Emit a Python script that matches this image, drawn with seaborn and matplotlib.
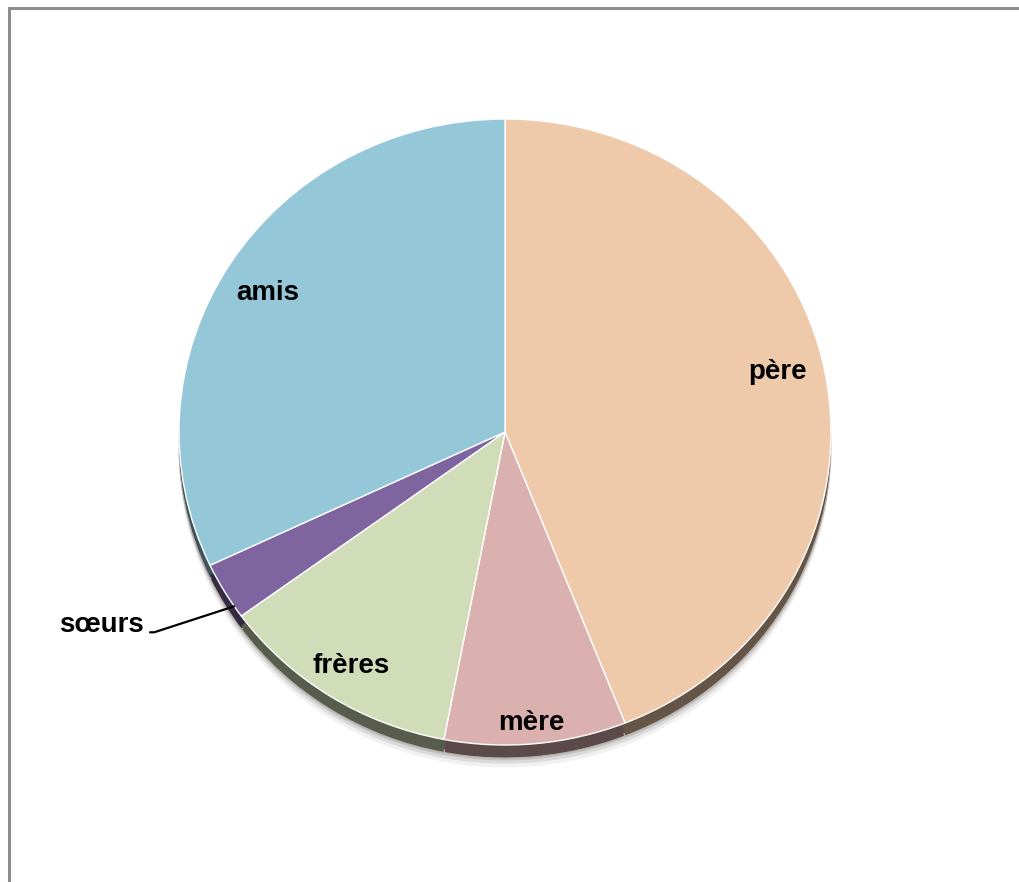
☆ ☆ ☆ ☆ ☆ ☆ ☆
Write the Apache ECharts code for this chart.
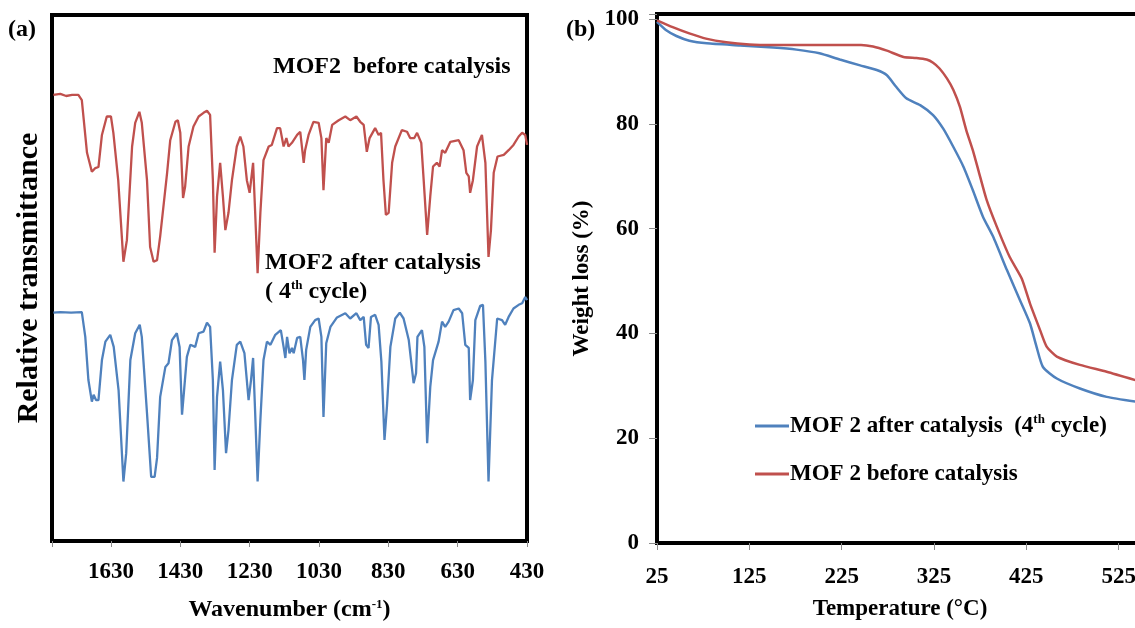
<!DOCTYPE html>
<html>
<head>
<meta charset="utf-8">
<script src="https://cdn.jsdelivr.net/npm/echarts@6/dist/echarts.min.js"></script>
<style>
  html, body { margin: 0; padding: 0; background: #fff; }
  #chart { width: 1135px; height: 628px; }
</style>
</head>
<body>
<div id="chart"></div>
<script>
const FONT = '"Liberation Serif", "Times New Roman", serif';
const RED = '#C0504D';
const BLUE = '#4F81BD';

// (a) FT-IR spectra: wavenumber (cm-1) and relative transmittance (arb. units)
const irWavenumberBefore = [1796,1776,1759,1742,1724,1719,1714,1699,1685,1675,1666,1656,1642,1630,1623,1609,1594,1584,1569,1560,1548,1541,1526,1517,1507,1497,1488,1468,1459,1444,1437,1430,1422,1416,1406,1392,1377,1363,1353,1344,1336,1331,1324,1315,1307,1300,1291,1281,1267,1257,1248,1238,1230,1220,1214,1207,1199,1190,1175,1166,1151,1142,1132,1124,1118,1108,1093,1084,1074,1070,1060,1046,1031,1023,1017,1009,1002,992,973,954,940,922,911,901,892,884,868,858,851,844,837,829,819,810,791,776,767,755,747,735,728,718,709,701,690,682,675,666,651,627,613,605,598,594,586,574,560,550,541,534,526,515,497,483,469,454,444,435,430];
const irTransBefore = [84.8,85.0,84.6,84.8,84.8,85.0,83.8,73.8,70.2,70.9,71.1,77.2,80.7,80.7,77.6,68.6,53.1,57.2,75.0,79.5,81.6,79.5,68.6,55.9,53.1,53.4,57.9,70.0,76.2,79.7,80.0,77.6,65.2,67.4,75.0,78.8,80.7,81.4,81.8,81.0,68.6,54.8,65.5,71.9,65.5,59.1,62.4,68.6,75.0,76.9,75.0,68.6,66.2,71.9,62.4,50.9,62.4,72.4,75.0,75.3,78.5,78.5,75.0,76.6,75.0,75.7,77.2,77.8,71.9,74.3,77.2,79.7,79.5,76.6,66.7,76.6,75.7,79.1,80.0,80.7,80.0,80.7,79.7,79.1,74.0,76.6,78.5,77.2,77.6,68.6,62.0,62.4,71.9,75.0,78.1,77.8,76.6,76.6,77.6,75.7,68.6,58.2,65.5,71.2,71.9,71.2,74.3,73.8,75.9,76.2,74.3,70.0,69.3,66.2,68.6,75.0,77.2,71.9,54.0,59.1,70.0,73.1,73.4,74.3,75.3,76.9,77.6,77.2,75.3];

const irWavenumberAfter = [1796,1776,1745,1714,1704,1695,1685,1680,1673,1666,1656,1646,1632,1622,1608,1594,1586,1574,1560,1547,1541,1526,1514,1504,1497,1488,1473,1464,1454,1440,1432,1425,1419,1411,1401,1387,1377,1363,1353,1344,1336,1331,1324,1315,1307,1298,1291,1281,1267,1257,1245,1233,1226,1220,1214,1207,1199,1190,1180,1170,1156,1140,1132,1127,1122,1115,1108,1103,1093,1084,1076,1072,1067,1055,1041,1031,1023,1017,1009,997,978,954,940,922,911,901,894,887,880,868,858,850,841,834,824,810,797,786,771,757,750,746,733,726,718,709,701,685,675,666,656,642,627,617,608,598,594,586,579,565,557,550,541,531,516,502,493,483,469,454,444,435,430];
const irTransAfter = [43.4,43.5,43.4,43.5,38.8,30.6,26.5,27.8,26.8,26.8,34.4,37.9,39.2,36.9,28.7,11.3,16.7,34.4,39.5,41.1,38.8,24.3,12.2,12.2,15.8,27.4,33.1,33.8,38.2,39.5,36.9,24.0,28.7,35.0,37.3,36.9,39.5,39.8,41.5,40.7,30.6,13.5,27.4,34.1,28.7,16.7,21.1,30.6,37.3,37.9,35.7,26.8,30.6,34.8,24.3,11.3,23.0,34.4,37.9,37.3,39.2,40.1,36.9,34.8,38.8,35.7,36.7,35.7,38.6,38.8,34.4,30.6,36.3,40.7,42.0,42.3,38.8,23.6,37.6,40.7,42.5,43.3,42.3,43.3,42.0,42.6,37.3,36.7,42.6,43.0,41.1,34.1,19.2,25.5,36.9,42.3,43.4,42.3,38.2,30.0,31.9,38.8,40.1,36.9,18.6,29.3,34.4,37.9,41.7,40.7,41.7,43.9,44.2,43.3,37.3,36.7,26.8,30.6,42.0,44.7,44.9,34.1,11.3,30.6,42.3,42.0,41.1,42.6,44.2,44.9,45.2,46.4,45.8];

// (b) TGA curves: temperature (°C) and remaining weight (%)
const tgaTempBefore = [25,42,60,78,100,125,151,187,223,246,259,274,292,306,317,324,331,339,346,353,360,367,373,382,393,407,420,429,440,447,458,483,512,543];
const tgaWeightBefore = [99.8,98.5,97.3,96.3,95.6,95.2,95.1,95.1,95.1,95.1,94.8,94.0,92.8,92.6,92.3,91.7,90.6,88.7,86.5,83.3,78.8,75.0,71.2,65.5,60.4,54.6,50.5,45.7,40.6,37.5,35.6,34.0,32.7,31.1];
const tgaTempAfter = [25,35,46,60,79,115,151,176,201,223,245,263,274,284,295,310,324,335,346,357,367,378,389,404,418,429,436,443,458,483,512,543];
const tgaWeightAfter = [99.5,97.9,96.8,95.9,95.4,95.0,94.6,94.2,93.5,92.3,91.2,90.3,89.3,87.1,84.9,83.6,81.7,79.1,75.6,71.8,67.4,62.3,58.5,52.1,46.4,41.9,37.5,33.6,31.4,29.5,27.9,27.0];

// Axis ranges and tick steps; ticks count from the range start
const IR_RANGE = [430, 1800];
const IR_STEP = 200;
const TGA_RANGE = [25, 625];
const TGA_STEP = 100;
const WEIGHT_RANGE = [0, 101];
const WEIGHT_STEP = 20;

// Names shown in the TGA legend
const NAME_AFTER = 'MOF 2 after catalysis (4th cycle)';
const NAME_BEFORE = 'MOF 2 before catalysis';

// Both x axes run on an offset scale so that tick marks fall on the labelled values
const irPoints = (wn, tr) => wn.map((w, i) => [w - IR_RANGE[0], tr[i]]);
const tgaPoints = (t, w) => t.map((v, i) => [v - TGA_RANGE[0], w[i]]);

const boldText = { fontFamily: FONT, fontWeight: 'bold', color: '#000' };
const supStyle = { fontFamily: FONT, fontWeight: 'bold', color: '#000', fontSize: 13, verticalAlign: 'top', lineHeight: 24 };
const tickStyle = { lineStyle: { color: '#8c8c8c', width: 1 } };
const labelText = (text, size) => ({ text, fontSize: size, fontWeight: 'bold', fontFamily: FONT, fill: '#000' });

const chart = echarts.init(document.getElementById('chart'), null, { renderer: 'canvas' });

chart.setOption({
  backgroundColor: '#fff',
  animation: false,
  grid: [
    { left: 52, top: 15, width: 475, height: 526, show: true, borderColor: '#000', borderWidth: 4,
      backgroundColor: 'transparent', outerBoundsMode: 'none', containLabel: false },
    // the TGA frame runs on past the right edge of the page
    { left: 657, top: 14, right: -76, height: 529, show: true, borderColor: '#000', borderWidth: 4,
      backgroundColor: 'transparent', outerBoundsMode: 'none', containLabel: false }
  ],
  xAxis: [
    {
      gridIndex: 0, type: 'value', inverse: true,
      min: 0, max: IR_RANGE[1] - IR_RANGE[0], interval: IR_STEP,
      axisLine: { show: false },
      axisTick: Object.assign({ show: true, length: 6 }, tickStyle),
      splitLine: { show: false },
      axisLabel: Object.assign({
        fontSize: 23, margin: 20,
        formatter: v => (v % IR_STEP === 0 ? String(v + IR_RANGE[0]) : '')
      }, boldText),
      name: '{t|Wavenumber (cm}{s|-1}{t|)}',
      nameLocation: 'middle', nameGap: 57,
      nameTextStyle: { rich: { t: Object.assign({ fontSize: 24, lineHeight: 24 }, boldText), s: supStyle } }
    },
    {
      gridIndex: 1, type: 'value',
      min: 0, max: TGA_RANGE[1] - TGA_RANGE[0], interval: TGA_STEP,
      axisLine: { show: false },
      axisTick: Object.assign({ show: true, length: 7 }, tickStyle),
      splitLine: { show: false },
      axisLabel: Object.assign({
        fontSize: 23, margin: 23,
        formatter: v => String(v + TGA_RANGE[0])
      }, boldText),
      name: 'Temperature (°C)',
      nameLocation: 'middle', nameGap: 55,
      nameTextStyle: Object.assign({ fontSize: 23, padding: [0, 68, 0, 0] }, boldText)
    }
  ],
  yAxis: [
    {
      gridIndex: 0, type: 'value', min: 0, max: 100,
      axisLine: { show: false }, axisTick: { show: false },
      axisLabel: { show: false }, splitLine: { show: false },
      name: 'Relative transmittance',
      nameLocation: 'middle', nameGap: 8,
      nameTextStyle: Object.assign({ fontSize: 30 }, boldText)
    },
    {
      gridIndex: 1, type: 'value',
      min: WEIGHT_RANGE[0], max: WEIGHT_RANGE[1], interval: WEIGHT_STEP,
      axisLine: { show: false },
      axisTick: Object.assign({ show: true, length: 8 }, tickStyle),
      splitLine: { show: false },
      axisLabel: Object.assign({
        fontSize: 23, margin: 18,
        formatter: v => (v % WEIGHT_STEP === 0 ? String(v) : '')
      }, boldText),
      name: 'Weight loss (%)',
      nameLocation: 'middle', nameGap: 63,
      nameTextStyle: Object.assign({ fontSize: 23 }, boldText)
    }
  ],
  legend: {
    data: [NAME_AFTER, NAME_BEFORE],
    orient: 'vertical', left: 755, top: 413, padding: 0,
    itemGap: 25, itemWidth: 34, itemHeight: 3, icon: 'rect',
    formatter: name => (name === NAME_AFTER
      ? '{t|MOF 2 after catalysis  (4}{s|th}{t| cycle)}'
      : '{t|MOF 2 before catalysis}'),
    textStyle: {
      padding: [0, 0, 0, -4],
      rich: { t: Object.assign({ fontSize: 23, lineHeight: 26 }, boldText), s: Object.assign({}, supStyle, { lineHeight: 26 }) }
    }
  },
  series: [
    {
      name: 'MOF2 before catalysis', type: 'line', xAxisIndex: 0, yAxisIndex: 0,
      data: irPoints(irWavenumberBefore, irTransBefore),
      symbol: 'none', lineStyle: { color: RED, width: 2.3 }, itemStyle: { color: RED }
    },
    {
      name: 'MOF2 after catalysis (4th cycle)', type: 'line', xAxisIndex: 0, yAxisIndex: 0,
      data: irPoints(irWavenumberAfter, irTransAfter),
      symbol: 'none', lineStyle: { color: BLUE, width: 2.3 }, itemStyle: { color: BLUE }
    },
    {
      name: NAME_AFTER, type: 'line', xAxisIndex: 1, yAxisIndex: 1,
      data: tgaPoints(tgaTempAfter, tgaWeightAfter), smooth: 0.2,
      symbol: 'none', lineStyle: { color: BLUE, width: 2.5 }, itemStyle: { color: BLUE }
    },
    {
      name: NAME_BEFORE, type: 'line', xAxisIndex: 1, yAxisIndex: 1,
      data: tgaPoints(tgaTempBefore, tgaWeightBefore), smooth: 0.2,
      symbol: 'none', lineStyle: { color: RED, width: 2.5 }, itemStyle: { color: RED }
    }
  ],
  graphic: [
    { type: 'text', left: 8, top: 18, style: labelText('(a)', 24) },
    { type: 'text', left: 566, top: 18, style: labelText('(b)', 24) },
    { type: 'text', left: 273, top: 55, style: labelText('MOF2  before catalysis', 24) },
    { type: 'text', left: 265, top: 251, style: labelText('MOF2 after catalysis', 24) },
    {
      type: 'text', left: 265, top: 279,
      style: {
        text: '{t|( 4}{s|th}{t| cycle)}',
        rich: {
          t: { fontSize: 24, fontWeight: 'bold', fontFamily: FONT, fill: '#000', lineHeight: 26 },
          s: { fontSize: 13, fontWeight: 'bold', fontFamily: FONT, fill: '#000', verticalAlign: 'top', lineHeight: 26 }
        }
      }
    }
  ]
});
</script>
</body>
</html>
☆ ☆ ☆ ☆ ☆ ☆ ☆
- YOUR INSTRUCTIONS -
Of the lines above, how many include the word "script"? Reply with the number alone.

- WRITTEN ANSWER -
4